Exercise instructions :: Leave out the images and repeat the listing below without a single change.

Information supplied ::
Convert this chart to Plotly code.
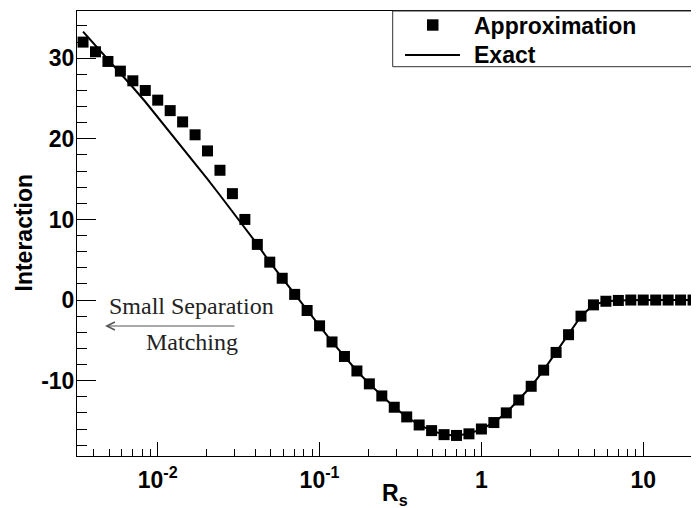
import plotly.graph_objects as go

# ---- data ----
rs = [0.003455, 0.004124, 0.004924, 0.005878, 0.007017, 0.008377, 0.01,
      0.011938, 0.014251, 0.017013, 0.020309, 0.024245, 0.028943, 0.034551,
      0.041246, 0.049239, 0.05878, 0.07017, 0.083768, 0.1,
      0.11938, 0.14251, 0.17013, 0.20309, 0.24245, 0.28943, 0.34551,
      0.41246, 0.49239, 0.5878, 0.7017, 0.83768, 1.0,
      1.1938, 1.4251, 1.7013, 2.0309, 2.4245, 2.8943, 3.4551,
      4.1246, 4.9239, 5.878, 7.017, 8.3768, 10.0,
      11.938, 14.251, 17.013, 20.309]

approx = [32.0, 30.8, 29.6, 28.4, 27.2, 26.0, 24.8,
          23.5, 22.1, 20.5, 18.5, 16.1, 13.2, 10.0,
          6.9, 4.7, 2.7, 0.7, -1.3, -3.2,
          -5.2, -7.0, -8.8, -10.4, -11.9, -13.3, -14.5,
          -15.5, -16.2, -16.7, -16.8, -16.6, -16.0,
          -15.2, -14.0, -12.4, -10.7, -8.7, -6.5, -4.3,
          -2.0, -0.6, -0.15, -0.05, 0.0, 0.0,
          0.0, 0.0, 0.0, 0.0]

exact_rs = rs + [24.245]
exact = [33.3, 31.6, 29.9, 28.2, 26.4, 24.6, 22.7,
         20.8, 18.9, 17.0, 15.0, 13.0, 11.0, 9.0,
         6.9, 4.7, 2.7, 0.7, -1.3, -3.2,
         -5.2, -7.0, -8.8, -10.4, -11.9, -13.3, -14.5,
         -15.5, -16.2, -16.7, -16.8, -16.6, -16.0,
         -15.2, -14.0, -12.4, -10.7, -8.7, -6.5, -4.3,
         -2.0, -0.6, -0.15, -0.05, 0.0, 0.0,
         0.0, 0.0, 0.0, 0.0, 0.0]

x_tickvals = [0.01, 0.1, 1, 10]
x_ticktext = ["10<sup>-2</sup>", "10<sup>-1</sup>", "1", "10"]
x_minorvals = [m * d for d in (0.001, 0.01, 0.1, 1, 10) for m in range(2, 10)]
y_tickvals = [-10, 0, 10, 20, 30]
y_ticktext = ["-10", "0", "10", "20", "30"]

# page body has an 8px margin: draw the figure 8px smaller and shift everything
OFF = 8
W, H = 699 - OFF, 508 - OFF
FL, FT, FR, FB = 77 - OFF, 11 - OFF, 699 - OFF, 456 - OFF   # frame in figure px
PW, PH = FR - FL, FB - FT


def px(x):  # reference-image x pixel -> paper
    return (x - OFF - FL) / PW


def py(y):  # reference-image y pixel -> paper
    return (FB - (y - OFF)) / PH


BOLD = dict(family="Liberation Sans, Arial, sans-serif", size=23, color="black", weight="bold")
SERIF = dict(family="Liberation Serif, Times New Roman, serif", size=24, color="#222222")

fig = go.Figure()
fig.add_trace(go.Scatter(x=exact_rs, y=exact, mode="lines",
                         line=dict(color="black", width=2), name="Exact",
                         showlegend=False))
fig.add_trace(go.Scatter(x=rs, y=approx, mode="markers",
                         marker=dict(symbol="square", size=11, color="black",
                                     line=dict(width=0)),
                         name="Approximation", showlegend=False))

fig.update_layout(
    width=W, height=H,
    margin=dict(l=FL, r=W - FR, t=FT, b=H - FB, pad=0),
    paper_bgcolor="white", plot_bgcolor="white",
    showlegend=False,
    xaxis=dict(type="log", range=[-2.4988, 1.3445],
               tickmode="array", tickvals=x_tickvals, ticktext=x_ticktext,
               ticks="inside", ticklen=14, tickwidth=1, tickcolor="black",
               minor=dict(tickmode="array", tickvals=x_minorvals, ticks="inside",
                          ticklen=7, tickwidth=1, tickcolor="black", showgrid=False),
               showline=True, linecolor="black", linewidth=1, mirror=True,
               showgrid=False, zeroline=False, tickfont=BOLD,
               ticklabelstandoff=3),
    yaxis=dict(range=[-19.35, 35.86],
               tickmode="array", tickvals=y_tickvals, ticktext=y_ticktext,
               ticks="inside", ticklen=19, tickwidth=1, tickcolor="black",
               minor=dict(tick0=0, dtick=2, ticks="inside", ticklen=10,
                          tickwidth=1, tickcolor="black", showgrid=False),
               showline=True, linecolor="black", linewidth=1, mirror=False,
               showgrid=False, zeroline=False, tickfont=BOLD,
               ticklabelstandoff=-3),
)

# legend box (drawn by hand, ROOT style)
fig.add_shape(type="rect", xref="paper", yref="paper",
              x0=px(392.7), x1=px(704), y0=py(66.7), y1=py(11),
              line=dict(color="#333333", width=1), fillcolor="white", layer="above")
fig.add_shape(type="rect", xref="paper", yref="paper",
              x0=px(427), x1=px(438.5), y0=py(30.7), y1=py(19.3),
              line=dict(width=0), fillcolor="black", layer="above")
fig.add_shape(type="line", xref="paper", yref="paper",
              x0=px(405), x1=px(460), y0=py(55), y1=py(55),
              line=dict(color="black", width=2), layer="above")

annots = [
    dict(text="Approximation", x=px(471.7), y=py(25.5), xanchor="left", yanchor="middle", font=BOLD),
    dict(text="Exact", x=px(471.7), y=py(55.5), xanchor="left", yanchor="middle", font=BOLD),
    dict(text="Interaction", x=px(23), y=py(232.5), textangle=-90, xanchor="center", yanchor="middle", font=BOLD),
    dict(text="R<sub>s</sub>", x=px(380), y=py(494), xanchor="left", yanchor="middle", font=BOLD),
    dict(text="Small Separation", x=px(191.7), y=py(306), xanchor="center", yanchor="middle", font=SERIF),
    dict(text="Matching", x=px(192), y=py(342), xanchor="center", yanchor="middle", font=SERIF),
]
for a in annots:
    a.update(xref="paper", yref="paper", showarrow=False)
    fig.add_annotation(**a)

# arrow
fig.add_annotation(xref="paper", yref="paper", x=px(105), y=py(326),
                   ax=131, ay=0, axref="pixel", ayref="pixel", text="",
                   showarrow=True, arrowhead=5, arrowsize=1.6, arrowwidth=1,
                   arrowcolor="#555555")

fig.write_html("out.html")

Written solution ::
Convert this chart to Plotly code.
import plotly.graph_objects as go

# ---- data ----
rs = [0.003455, 0.004124, 0.004924, 0.005878, 0.007017, 0.008377, 0.01,
      0.011938, 0.014251, 0.017013, 0.020309, 0.024245, 0.028943, 0.034551,
      0.041246, 0.049239, 0.05878, 0.07017, 0.083768, 0.1,
      0.11938, 0.14251, 0.17013, 0.20309, 0.24245, 0.28943, 0.34551,
      0.41246, 0.49239, 0.5878, 0.7017, 0.83768, 1.0,
      1.1938, 1.4251, 1.7013, 2.0309, 2.4245, 2.8943, 3.4551,
      4.1246, 4.9239, 5.878, 7.017, 8.3768, 10.0,
      11.938, 14.251, 17.013, 20.309]

approx = [32.0, 30.8, 29.6, 28.4, 27.2, 26.0, 24.8,
          23.5, 22.1, 20.5, 18.5, 16.1, 13.2, 10.0,
          6.9, 4.7, 2.7, 0.7, -1.3, -3.2,
          -5.2, -7.0, -8.8, -10.4, -11.9, -13.3, -14.5,
          -15.5, -16.2, -16.7, -16.8, -16.6, -16.0,
          -15.2, -14.0, -12.4, -10.7, -8.7, -6.5, -4.3,
          -2.0, -0.6, -0.15, -0.05, 0.0, 0.0,
          0.0, 0.0, 0.0, 0.0]

exact_rs = rs + [24.245]
exact = [33.3, 31.6, 29.9, 28.2, 26.4, 24.6, 22.7,
         20.8, 18.9, 17.0, 15.0, 13.0, 11.0, 9.0,
         6.9, 4.7, 2.7, 0.7, -1.3, -3.2,
         -5.2, -7.0, -8.8, -10.4, -11.9, -13.3, -14.5,
         -15.5, -16.2, -16.7, -16.8, -16.6, -16.0,
         -15.2, -14.0, -12.4, -10.7, -8.7, -6.5, -4.3,
         -2.0, -0.6, -0.15, -0.05, 0.0, 0.0,
         0.0, 0.0, 0.0, 0.0, 0.0]

x_tickvals = [0.01, 0.1, 1, 10]
x_ticktext = ["10<sup>-2</sup>", "10<sup>-1</sup>", "1", "10"]
x_minorvals = [m * d for d in (0.001, 0.01, 0.1, 1, 10) for m in range(2, 10)]
y_tickvals = [-10, 0, 10, 20, 30]
y_ticktext = ["-10", "0", "10", "20", "30"]

# page body has an 8px margin: draw the figure 8px smaller and shift everything
OFF = 8
W, H = 699 - OFF, 508 - OFF
FL, FT, FR, FB = 77 - OFF, 11 - OFF, 699 - OFF, 456 - OFF   # frame in figure px
PW, PH = FR - FL, FB - FT


def px(x):  # reference-image x pixel -> paper
    return (x - OFF - FL) / PW


def py(y):  # reference-image y pixel -> paper
    return (FB - (y - OFF)) / PH


BOLD = dict(family="Liberation Sans, Arial, sans-serif", size=23, color="black", weight="bold")
SERIF = dict(family="Liberation Serif, Times New Roman, serif", size=24, color="#222222")

fig = go.Figure()
fig.add_trace(go.Scatter(x=exact_rs, y=exact, mode="lines",
                         line=dict(color="black", width=2), name="Exact",
                         showlegend=False))
fig.add_trace(go.Scatter(x=rs, y=approx, mode="markers",
                         marker=dict(symbol="square", size=11, color="black",
                                     line=dict(width=0)),
                         name="Approximation", showlegend=False))

fig.update_layout(
    width=W, height=H,
    margin=dict(l=FL, r=W - FR, t=FT, b=H - FB, pad=0),
    paper_bgcolor="white", plot_bgcolor="white",
    showlegend=False,
    xaxis=dict(type="log", range=[-2.4988, 1.3445],
               tickmode="array", tickvals=x_tickvals, ticktext=x_ticktext,
               ticks="inside", ticklen=14, tickwidth=1, tickcolor="black",
               minor=dict(tickmode="array", tickvals=x_minorvals, ticks="inside",
                          ticklen=7, tickwidth=1, tickcolor="black", showgrid=False),
               showline=True, linecolor="black", linewidth=1, mirror=True,
               showgrid=False, zeroline=False, tickfont=BOLD,
               ticklabelstandoff=3),
    yaxis=dict(range=[-19.35, 35.86],
               tickmode="array", tickvals=y_tickvals, ticktext=y_ticktext,
               ticks="inside", ticklen=19, tickwidth=1, tickcolor="black",
               minor=dict(tick0=0, dtick=2, ticks="inside", ticklen=10,
                          tickwidth=1, tickcolor="black", showgrid=False),
               showline=True, linecolor="black", linewidth=1, mirror=False,
               showgrid=False, zeroline=False, tickfont=BOLD,
               ticklabelstandoff=-3),
)

# legend box (drawn by hand, ROOT style)
fig.add_shape(type="rect", xref="paper", yref="paper",
              x0=px(392.7), x1=px(704), y0=py(66.7), y1=py(11),
              line=dict(color="#333333", width=1), fillcolor="white", layer="above")
fig.add_shape(type="rect", xref="paper", yref="paper",
              x0=px(427), x1=px(438.5), y0=py(30.7), y1=py(19.3),
              line=dict(width=0), fillcolor="black", layer="above")
fig.add_shape(type="line", xref="paper", yref="paper",
              x0=px(405), x1=px(460), y0=py(55), y1=py(55),
              line=dict(color="black", width=2), layer="above")

annots = [
    dict(text="Approximation", x=px(471.7), y=py(25.5), xanchor="left", yanchor="middle", font=BOLD),
    dict(text="Exact", x=px(471.7), y=py(55.5), xanchor="left", yanchor="middle", font=BOLD),
    dict(text="Interaction", x=px(23), y=py(232.5), textangle=-90, xanchor="center", yanchor="middle", font=BOLD),
    dict(text="R<sub>s</sub>", x=px(380), y=py(494), xanchor="left", yanchor="middle", font=BOLD),
    dict(text="Small Separation", x=px(191.7), y=py(306), xanchor="center", yanchor="middle", font=SERIF),
    dict(text="Matching", x=px(192), y=py(342), xanchor="center", yanchor="middle", font=SERIF),
]
for a in annots:
    a.update(xref="paper", yref="paper", showarrow=False)
    fig.add_annotation(**a)

# arrow
fig.add_annotation(xref="paper", yref="paper", x=px(105), y=py(326),
                   ax=131, ay=0, axref="pixel", ayref="pixel", text="",
                   showarrow=True, arrowhead=5, arrowsize=1.6, arrowwidth=1,
                   arrowcolor="#555555")

fig.write_html("out.html")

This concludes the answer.